▶ _Directive_: The lines to return are those from the one containing "Emit a LaTeX" down to the one containing "(0,0) rectangle (21.01,-8.17);", inclusive; return them exactly and nothing else.

▶ _Input_:
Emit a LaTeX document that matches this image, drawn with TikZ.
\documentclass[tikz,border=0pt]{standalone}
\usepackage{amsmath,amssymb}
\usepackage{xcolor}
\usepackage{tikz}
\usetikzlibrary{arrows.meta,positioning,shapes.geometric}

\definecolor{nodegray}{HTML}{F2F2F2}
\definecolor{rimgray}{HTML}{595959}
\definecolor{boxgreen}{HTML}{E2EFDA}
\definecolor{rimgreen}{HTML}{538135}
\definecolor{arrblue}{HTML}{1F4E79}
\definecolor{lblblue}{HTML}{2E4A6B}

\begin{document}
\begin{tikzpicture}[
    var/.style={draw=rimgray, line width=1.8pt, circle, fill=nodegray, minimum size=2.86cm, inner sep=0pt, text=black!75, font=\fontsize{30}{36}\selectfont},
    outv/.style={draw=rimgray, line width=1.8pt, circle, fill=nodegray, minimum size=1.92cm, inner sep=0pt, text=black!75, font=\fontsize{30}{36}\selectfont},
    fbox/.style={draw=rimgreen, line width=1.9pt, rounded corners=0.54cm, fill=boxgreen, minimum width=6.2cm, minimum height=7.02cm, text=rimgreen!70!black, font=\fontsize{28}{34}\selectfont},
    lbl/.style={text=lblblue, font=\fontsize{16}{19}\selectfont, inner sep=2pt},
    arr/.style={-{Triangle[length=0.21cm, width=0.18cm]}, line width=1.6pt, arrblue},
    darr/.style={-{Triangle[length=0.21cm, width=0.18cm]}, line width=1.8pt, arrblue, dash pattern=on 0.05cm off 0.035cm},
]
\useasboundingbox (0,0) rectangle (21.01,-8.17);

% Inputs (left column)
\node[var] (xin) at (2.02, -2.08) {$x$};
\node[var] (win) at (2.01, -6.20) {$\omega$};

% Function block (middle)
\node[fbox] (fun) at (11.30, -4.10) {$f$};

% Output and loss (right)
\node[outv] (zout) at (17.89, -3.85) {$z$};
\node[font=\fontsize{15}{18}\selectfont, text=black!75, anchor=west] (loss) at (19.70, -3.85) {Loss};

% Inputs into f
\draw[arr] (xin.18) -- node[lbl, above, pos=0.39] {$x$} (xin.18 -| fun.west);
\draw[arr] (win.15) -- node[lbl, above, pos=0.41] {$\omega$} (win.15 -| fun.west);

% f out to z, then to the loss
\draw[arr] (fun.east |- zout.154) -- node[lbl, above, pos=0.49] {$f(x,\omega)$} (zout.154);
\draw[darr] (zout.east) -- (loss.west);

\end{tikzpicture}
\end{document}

* * *

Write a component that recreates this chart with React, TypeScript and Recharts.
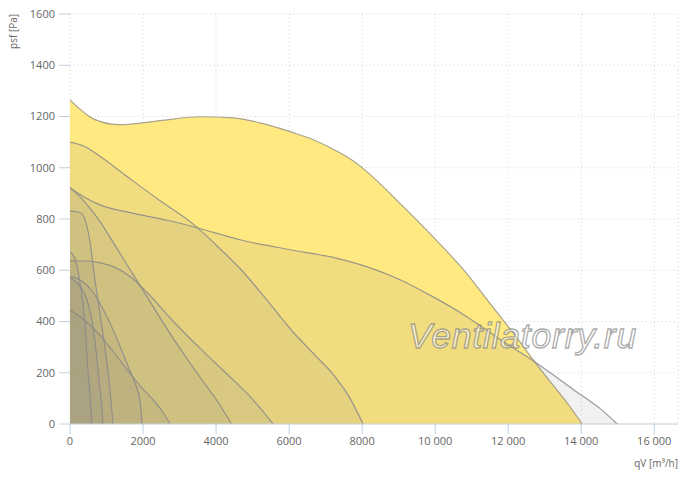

▶ _Answer to the problem_:
Emit a LaTeX document that matches this image, drawn with TikZ.
\documentclass[tikz,border=0pt]{standalone}
\usepackage{amsmath,amssymb}
\usepackage{xcolor}
\usepackage{tikz}
\usetikzlibrary{arrows.meta,positioning,shapes.geometric}

\definecolor{nodegray}{HTML}{F2F2F2}
\definecolor{rimgray}{HTML}{595959}
\definecolor{boxgreen}{HTML}{E2EFDA}
\definecolor{rimgreen}{HTML}{538135}
\definecolor{arrblue}{HTML}{1F4E79}
\definecolor{lblblue}{HTML}{2E4A6B}

\begin{document}
\begin{tikzpicture}[
    var/.style={draw=rimgray, line width=1.8pt, circle, fill=nodegray, minimum size=2.86cm, inner sep=0pt, text=black!75, font=\fontsize{30}{36}\selectfont},
    outv/.style={draw=rimgray, line width=1.8pt, circle, fill=nodegray, minimum size=1.92cm, inner sep=0pt, text=black!75, font=\fontsize{30}{36}\selectfont},
    fbox/.style={draw=rimgreen, line width=1.9pt, rounded corners=0.54cm, fill=boxgreen, minimum width=6.2cm, minimum height=7.02cm, text=rimgreen!70!black, font=\fontsize{28}{34}\selectfont},
    lbl/.style={text=lblblue, font=\fontsize{16}{19}\selectfont, inner sep=2pt},
    arr/.style={-{Triangle[length=0.21cm, width=0.18cm]}, line width=1.6pt, arrblue},
    darr/.style={-{Triangle[length=0.21cm, width=0.18cm]}, line width=1.8pt, arrblue, dash pattern=on 0.05cm off 0.035cm},
]
\useasboundingbox (0,0) rectangle (21.01,-8.17);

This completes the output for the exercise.